TASK
Please transcribe the listing below in full and word for word, without its pictures.

RECORDED INFORMATION
──────────────────────────────

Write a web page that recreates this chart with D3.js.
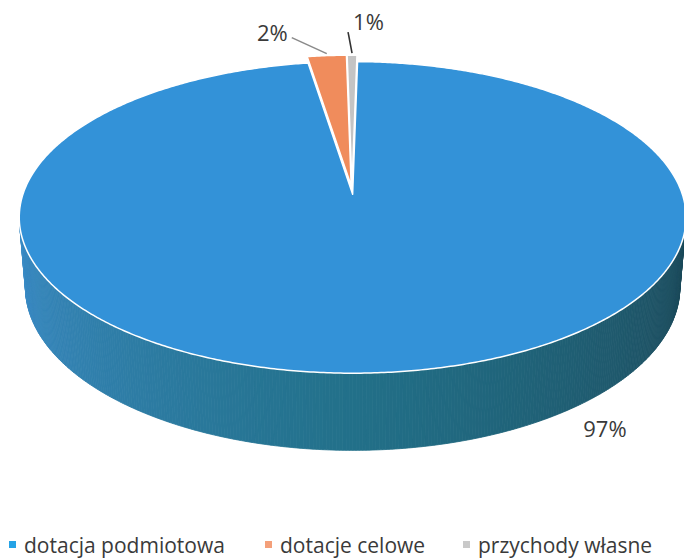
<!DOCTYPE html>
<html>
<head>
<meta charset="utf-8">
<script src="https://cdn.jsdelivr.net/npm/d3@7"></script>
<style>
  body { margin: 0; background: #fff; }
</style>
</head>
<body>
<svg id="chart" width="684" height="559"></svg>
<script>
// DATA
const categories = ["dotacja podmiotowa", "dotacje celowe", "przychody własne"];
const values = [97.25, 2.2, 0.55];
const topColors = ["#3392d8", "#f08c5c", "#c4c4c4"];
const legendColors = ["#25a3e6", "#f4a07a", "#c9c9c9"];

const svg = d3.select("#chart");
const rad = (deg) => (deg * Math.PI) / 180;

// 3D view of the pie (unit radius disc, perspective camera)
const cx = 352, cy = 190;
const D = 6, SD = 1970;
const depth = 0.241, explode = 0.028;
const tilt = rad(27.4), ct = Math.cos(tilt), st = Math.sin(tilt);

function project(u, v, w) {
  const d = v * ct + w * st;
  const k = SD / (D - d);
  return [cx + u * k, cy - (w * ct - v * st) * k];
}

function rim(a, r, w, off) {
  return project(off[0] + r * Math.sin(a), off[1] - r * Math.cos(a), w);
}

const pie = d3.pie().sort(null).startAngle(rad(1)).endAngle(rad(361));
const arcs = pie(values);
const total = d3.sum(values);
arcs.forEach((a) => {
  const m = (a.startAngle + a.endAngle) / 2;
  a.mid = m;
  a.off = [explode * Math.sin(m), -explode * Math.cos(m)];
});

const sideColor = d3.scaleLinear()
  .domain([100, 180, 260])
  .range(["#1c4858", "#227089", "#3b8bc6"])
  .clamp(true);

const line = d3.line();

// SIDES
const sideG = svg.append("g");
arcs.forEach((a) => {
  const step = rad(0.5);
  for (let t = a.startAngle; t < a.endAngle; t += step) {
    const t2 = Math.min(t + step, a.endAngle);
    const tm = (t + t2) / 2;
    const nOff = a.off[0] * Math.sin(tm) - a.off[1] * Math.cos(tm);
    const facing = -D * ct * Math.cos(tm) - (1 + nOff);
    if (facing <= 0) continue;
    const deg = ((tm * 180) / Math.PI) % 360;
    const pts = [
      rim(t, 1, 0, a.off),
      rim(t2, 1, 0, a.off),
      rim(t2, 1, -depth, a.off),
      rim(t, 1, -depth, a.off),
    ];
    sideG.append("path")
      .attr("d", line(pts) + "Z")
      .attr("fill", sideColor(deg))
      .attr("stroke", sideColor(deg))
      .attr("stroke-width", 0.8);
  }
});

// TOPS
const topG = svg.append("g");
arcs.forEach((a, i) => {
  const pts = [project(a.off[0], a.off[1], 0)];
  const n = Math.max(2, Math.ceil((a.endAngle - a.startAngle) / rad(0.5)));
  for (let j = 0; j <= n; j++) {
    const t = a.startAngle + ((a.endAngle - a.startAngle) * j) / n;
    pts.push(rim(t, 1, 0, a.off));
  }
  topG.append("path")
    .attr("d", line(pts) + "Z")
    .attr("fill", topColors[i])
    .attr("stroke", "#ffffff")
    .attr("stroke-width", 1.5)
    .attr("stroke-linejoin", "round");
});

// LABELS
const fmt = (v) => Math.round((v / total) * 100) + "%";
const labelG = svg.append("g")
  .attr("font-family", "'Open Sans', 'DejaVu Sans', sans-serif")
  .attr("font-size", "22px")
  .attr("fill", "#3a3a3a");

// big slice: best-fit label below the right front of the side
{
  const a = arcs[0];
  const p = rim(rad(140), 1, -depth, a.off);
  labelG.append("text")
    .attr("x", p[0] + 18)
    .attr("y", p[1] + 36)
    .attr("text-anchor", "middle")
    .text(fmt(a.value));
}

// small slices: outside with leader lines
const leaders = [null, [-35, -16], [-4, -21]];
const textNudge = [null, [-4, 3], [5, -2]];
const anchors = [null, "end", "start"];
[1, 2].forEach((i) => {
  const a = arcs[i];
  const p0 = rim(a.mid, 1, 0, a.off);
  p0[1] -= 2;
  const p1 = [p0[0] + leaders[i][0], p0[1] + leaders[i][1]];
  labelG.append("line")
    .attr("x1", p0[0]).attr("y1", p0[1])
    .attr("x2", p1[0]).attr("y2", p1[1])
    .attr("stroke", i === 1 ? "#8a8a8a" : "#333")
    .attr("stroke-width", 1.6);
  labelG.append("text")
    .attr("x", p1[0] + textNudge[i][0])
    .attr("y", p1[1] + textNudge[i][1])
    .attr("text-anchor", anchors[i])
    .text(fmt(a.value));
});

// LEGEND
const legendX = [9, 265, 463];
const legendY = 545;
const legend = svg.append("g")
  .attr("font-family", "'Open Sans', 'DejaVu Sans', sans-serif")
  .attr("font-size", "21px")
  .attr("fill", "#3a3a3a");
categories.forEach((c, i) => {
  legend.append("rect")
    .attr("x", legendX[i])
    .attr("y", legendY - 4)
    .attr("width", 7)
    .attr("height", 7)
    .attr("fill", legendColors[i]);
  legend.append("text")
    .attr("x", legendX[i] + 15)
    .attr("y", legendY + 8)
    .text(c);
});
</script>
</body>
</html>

──────────────────────────────

RESPONSE TO THIS TASK
Write a web page that recreates this chart with D3.js.
<!DOCTYPE html>
<html>
<head>
<meta charset="utf-8">
<script src="https://cdn.jsdelivr.net/npm/d3@7"></script>
<style>
  body { margin: 0; background: #fff; }
</style>
</head>
<body>
<svg id="chart" width="684" height="559"></svg>
<script>
// DATA
const categories = ["dotacja podmiotowa", "dotacje celowe", "przychody własne"];
const values = [97.25, 2.2, 0.55];
const topColors = ["#3392d8", "#f08c5c", "#c4c4c4"];
const legendColors = ["#25a3e6", "#f4a07a", "#c9c9c9"];

const svg = d3.select("#chart");
const rad = (deg) => (deg * Math.PI) / 180;

// 3D view of the pie (unit radius disc, perspective camera)
const cx = 352, cy = 190;
const D = 6, SD = 1970;
const depth = 0.241, explode = 0.028;
const tilt = rad(27.4), ct = Math.cos(tilt), st = Math.sin(tilt);

function project(u, v, w) {
  const d = v * ct + w * st;
  const k = SD / (D - d);
  return [cx + u * k, cy - (w * ct - v * st) * k];
}

function rim(a, r, w, off) {
  return project(off[0] + r * Math.sin(a), off[1] - r * Math.cos(a), w);
}

const pie = d3.pie().sort(null).startAngle(rad(1)).endAngle(rad(361));
const arcs = pie(values);
const total = d3.sum(values);
arcs.forEach((a) => {
  const m = (a.startAngle + a.endAngle) / 2;
  a.mid = m;
  a.off = [explode * Math.sin(m), -explode * Math.cos(m)];
});

const sideColor = d3.scaleLinear()
  .domain([100, 180, 260])
  .range(["#1c4858", "#227089", "#3b8bc6"])
  .clamp(true);

const line = d3.line();

// SIDES
const sideG = svg.append("g");
arcs.forEach((a) => {
  const step = rad(0.5);
  for (let t = a.startAngle; t < a.endAngle; t += step) {
    const t2 = Math.min(t + step, a.endAngle);
    const tm = (t + t2) / 2;
    const nOff = a.off[0] * Math.sin(tm) - a.off[1] * Math.cos(tm);
    const facing = -D * ct * Math.cos(tm) - (1 + nOff);
    if (facing <= 0) continue;
    const deg = ((tm * 180) / Math.PI) % 360;
    const pts = [
      rim(t, 1, 0, a.off),
      rim(t2, 1, 0, a.off),
      rim(t2, 1, -depth, a.off),
      rim(t, 1, -depth, a.off),
    ];
    sideG.append("path")
      .attr("d", line(pts) + "Z")
      .attr("fill", sideColor(deg))
      .attr("stroke", sideColor(deg))
      .attr("stroke-width", 0.8);
  }
});

// TOPS
const topG = svg.append("g");
arcs.forEach((a, i) => {
  const pts = [project(a.off[0], a.off[1], 0)];
  const n = Math.max(2, Math.ceil((a.endAngle - a.startAngle) / rad(0.5)));
  for (let j = 0; j <= n; j++) {
    const t = a.startAngle + ((a.endAngle - a.startAngle) * j) / n;
    pts.push(rim(t, 1, 0, a.off));
  }
  topG.append("path")
    .attr("d", line(pts) + "Z")
    .attr("fill", topColors[i])
    .attr("stroke", "#ffffff")
    .attr("stroke-width", 1.5)
    .attr("stroke-linejoin", "round");
});

// LABELS
const fmt = (v) => Math.round((v / total) * 100) + "%";
const labelG = svg.append("g")
  .attr("font-family", "'Open Sans', 'DejaVu Sans', sans-serif")
  .attr("font-size", "22px")
  .attr("fill", "#3a3a3a");

// big slice: best-fit label below the right front of the side
{
  const a = arcs[0];
  const p = rim(rad(140), 1, -depth, a.off);
  labelG.append("text")
    .attr("x", p[0] + 18)
    .attr("y", p[1] + 36)
    .attr("text-anchor", "middle")
    .text(fmt(a.value));
}

// small slices: outside with leader lines
const leaders = [null, [-35, -16], [-4, -21]];
const textNudge = [null, [-4, 3], [5, -2]];
const anchors = [null, "end", "start"];
[1, 2].forEach((i) => {
  const a = arcs[i];
  const p0 = rim(a.mid, 1, 0, a.off);
  p0[1] -= 2;
  const p1 = [p0[0] + leaders[i][0], p0[1] + leaders[i][1]];
  labelG.append("line")
    .attr("x1", p0[0]).attr("y1", p0[1])
    .attr("x2", p1[0]).attr("y2", p1[1])
    .attr("stroke", i === 1 ? "#8a8a8a" : "#333")
    .attr("stroke-width", 1.6);
  labelG.append("text")
    .attr("x", p1[0] + textNudge[i][0])
    .attr("y", p1[1] + textNudge[i][1])
    .attr("text-anchor", anchors[i])
    .text(fmt(a.value));
});

// LEGEND
const legendX = [9, 265, 463];
const legendY = 545;
const legend = svg.append("g")
  .attr("font-family", "'Open Sans', 'DejaVu Sans', sans-serif")
  .attr("font-size", "21px")
  .attr("fill", "#3a3a3a");
categories.forEach((c, i) => {
  legend.append("rect")
    .attr("x", legendX[i])
    .attr("y", legendY - 4)
    .attr("width", 7)
    .attr("height", 7)
    .attr("fill", legendColors[i]);
  legend.append("text")
    .attr("x", legendX[i] + 15)
    .attr("y", legendY + 8)
    .text(c);
});
</script>
</body>
</html>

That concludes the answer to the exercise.